- _Request_: Find the line containing "Write the SVG code for this diagram." in the listing below; reproduce it and every line after, exactly. Skip pictures.

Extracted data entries

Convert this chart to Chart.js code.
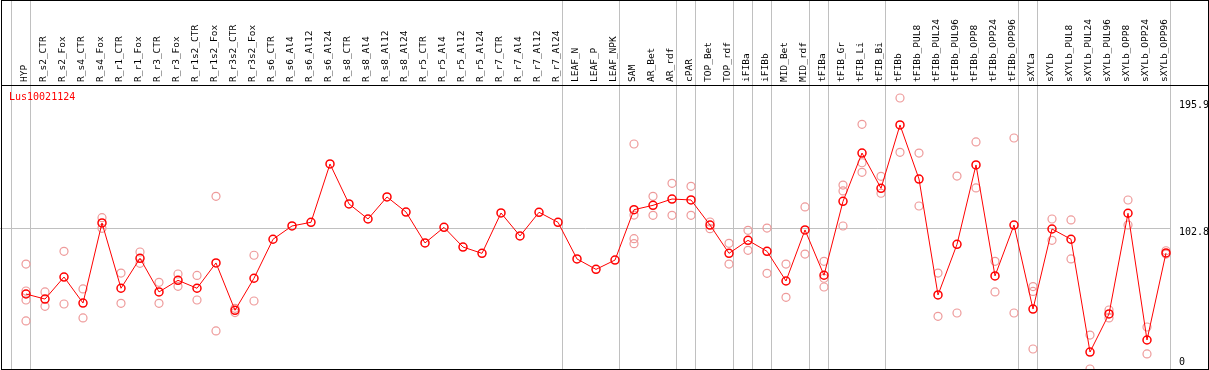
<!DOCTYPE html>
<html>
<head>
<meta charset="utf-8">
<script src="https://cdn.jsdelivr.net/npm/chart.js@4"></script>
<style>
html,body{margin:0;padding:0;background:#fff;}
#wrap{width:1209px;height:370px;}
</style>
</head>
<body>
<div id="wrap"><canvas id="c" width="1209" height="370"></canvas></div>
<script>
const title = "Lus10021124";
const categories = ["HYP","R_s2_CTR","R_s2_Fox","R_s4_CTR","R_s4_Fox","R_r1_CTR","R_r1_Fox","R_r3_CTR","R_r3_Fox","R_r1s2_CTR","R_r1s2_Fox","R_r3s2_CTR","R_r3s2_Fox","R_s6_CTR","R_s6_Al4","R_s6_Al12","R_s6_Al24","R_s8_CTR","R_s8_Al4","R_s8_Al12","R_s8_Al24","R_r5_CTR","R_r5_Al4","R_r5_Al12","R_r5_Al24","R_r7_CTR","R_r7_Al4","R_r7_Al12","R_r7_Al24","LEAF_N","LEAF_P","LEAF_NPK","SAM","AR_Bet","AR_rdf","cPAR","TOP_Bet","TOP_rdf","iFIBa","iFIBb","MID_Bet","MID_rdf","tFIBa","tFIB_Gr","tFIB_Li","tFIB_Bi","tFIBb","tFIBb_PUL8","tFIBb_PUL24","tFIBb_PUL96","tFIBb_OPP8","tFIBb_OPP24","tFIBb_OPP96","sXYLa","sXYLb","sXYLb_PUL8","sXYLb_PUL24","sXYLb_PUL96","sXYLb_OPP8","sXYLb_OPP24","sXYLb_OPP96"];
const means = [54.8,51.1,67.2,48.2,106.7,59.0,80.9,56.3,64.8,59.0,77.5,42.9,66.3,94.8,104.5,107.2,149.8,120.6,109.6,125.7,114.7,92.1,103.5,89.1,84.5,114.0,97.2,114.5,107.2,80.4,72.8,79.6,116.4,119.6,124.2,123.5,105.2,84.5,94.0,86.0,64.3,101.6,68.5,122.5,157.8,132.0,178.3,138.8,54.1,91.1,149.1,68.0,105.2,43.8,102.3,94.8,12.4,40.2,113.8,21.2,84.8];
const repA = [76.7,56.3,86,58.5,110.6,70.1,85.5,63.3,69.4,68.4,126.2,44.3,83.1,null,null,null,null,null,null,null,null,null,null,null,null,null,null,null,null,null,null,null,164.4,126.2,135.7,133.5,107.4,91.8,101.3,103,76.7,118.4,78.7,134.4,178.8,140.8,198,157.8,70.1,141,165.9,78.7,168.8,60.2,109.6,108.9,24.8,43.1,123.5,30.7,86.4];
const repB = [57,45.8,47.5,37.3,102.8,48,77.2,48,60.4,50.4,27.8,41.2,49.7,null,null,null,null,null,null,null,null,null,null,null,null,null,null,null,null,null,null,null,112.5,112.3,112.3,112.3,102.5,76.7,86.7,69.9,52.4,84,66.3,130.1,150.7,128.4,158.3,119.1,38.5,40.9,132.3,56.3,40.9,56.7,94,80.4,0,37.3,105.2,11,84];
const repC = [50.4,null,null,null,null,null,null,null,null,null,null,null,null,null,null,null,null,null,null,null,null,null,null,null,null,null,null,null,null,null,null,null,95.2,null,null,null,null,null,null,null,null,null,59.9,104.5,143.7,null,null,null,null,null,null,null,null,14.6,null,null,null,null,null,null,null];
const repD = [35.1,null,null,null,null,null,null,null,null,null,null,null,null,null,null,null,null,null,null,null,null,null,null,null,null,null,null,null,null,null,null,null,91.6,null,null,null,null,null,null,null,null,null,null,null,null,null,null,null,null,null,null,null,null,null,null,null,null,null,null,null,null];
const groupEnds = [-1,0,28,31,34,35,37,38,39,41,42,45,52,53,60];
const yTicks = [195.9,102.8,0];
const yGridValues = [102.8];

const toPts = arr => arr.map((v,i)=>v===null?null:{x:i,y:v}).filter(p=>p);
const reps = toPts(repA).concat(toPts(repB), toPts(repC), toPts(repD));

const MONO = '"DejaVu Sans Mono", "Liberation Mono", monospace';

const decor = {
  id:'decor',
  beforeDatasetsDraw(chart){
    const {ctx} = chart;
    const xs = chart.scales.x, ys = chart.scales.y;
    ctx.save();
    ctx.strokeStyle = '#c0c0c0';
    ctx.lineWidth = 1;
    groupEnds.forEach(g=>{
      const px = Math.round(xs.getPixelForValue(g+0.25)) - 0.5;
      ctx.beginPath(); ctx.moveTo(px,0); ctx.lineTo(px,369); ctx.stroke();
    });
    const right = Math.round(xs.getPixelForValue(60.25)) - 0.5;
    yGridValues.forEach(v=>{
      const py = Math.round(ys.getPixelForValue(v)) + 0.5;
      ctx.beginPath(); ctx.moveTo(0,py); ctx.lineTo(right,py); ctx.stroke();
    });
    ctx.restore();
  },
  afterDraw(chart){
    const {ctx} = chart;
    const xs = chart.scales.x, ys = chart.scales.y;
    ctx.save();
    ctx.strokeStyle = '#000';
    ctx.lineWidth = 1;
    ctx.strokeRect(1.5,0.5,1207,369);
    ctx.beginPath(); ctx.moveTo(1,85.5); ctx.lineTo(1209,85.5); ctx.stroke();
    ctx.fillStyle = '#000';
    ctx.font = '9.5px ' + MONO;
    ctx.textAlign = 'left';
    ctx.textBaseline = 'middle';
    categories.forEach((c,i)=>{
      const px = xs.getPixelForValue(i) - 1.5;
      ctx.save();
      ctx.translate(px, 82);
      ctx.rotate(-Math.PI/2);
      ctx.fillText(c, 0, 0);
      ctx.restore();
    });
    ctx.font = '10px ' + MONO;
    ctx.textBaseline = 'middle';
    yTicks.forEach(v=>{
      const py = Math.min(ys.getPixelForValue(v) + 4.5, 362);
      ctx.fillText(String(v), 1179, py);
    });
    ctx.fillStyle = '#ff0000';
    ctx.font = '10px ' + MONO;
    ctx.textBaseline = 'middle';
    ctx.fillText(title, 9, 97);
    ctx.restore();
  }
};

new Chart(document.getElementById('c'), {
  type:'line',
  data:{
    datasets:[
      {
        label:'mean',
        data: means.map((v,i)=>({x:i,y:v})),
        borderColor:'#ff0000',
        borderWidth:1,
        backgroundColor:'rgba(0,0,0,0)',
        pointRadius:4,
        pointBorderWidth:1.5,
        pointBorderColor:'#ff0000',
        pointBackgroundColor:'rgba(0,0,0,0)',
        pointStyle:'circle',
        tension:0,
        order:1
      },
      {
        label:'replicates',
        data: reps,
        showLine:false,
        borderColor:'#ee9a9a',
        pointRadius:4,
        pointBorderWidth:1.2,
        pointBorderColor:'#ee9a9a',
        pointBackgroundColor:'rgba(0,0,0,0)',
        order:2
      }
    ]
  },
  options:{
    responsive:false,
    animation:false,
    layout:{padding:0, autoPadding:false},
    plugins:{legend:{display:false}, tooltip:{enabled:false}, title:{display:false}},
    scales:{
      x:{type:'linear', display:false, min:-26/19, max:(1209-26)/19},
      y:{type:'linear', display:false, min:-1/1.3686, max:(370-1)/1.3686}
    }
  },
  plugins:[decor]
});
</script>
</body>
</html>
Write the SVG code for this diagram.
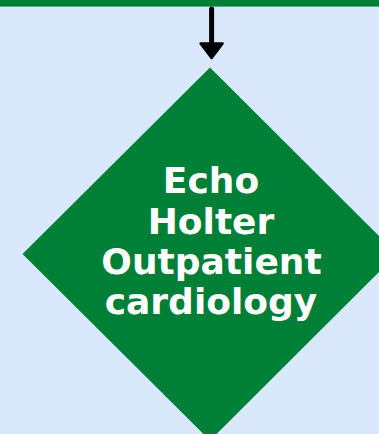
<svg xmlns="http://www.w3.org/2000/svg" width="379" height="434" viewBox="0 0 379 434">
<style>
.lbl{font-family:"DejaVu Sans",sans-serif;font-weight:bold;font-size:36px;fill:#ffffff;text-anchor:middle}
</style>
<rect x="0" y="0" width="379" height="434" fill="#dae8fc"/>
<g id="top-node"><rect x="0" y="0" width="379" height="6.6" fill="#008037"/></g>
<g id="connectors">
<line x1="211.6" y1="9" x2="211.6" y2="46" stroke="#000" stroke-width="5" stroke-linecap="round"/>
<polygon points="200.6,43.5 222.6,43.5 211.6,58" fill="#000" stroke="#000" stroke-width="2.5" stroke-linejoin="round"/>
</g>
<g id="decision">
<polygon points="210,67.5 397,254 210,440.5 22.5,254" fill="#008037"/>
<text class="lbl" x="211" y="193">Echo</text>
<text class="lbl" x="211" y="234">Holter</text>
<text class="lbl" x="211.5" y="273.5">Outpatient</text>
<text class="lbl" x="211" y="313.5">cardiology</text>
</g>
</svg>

- _Answer below_:
Write the SVG code for this diagram.
<svg xmlns="http://www.w3.org/2000/svg" width="379" height="434" viewBox="0 0 379 434">
<style>
.lbl{font-family:"DejaVu Sans",sans-serif;font-weight:bold;font-size:36px;fill:#ffffff;text-anchor:middle}
</style>
<rect x="0" y="0" width="379" height="434" fill="#dae8fc"/>
<g id="top-node"><rect x="0" y="0" width="379" height="6.6" fill="#008037"/></g>
<g id="connectors">
<line x1="211.6" y1="9" x2="211.6" y2="46" stroke="#000" stroke-width="5" stroke-linecap="round"/>
<polygon points="200.6,43.5 222.6,43.5 211.6,58" fill="#000" stroke="#000" stroke-width="2.5" stroke-linejoin="round"/>
</g>
<g id="decision">
<polygon points="210,67.5 397,254 210,440.5 22.5,254" fill="#008037"/>
<text class="lbl" x="211" y="193">Echo</text>
<text class="lbl" x="211" y="234">Holter</text>
<text class="lbl" x="211.5" y="273.5">Outpatient</text>
<text class="lbl" x="211" y="313.5">cardiology</text>
</g>
</svg>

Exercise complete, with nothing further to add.